36. In the light of the position of law the contractor cannot be rest content by stating that documents on R-52 were brought about under duress and therefore they should completely be ignored. When no attempt has been made by the contractor to challenge these two documents the award of the arbitrator cannot be said to be in accordance with law.

37. The view of the arbitrator that “I am of the view that the claimants are entitled to extra cost due to prolongation of the contract for which they are not responsible” cannot be sustained.

38. The learned counsel for the contractor invited my attention to the decision of this court in M/s. Metro Electric Co. v. Delhi Development Authority (AIR 1980 Delhi 266), for the proposition that the objector Union of India cannot escape out of the situation when breach was committed by it and the ratio of the above decision would apply and the award by the arbitrator of Rs. 1,04,000/- was perfectly in order and Union of India cannot challenge it under Section 30 of the Arbitration Act, 1940.

39. I am quite unable to appreciate this argument when the contractor himself did not come forward with any claim on the question relating to R-52 and, therefore, the question whether the objector had committed breach would not arise for consideration. Accordingly, the award made by the arbitrator on claim No. 3 is set aside.

40. On claims No. 4 and 5, no objections have been filed by the Union of India.

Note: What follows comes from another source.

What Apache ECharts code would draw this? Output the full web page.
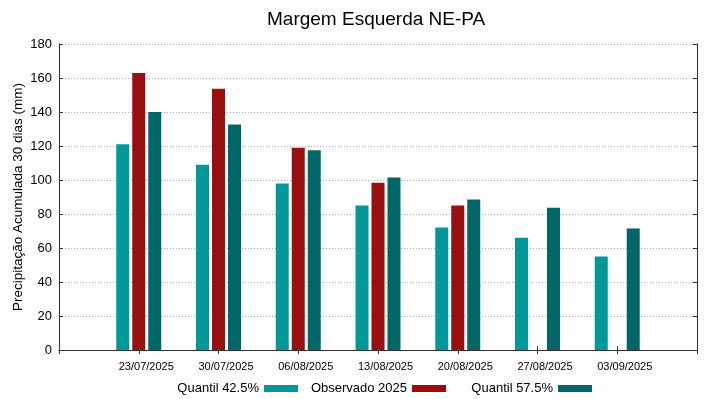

41. The Union of India made a counter claim before the arbitrator claiming Rs. 11,387/- on account of rectification of defect in the work. The arbitrator has said “In the absence of any notice within the maintenance period which expired on 15.2.1986 and also in the absence of any consent by claimants in this regard, the reduction in rates is held to be not justified. Ext. R-141 dated 27.2.1986 relied by respondents is after the maintenance period was over. The counter claim of respondents is, therefore, not justified and nothing is awarded for this counter claim.”

42. In the objection petition it is stated that the Department had spent money on rectification and, therefore, it was justified in seeking to recover the amount. As could be seen from the extract above from the award, Ext. R-141 was written by the Department on 27.2.1986, which was after the maintenance period.

43. I do not find any error in the findings of the arbitrator in this counter claim.

44. In fine, the award is made rule of the court subject to what I have stated above and there shall be a decree directing the Union of India to pay sum of Rs. 60,641/- to the claimant with simple interest @ 14% per annum form the date of the award till realisation. There shall be no order as to costs.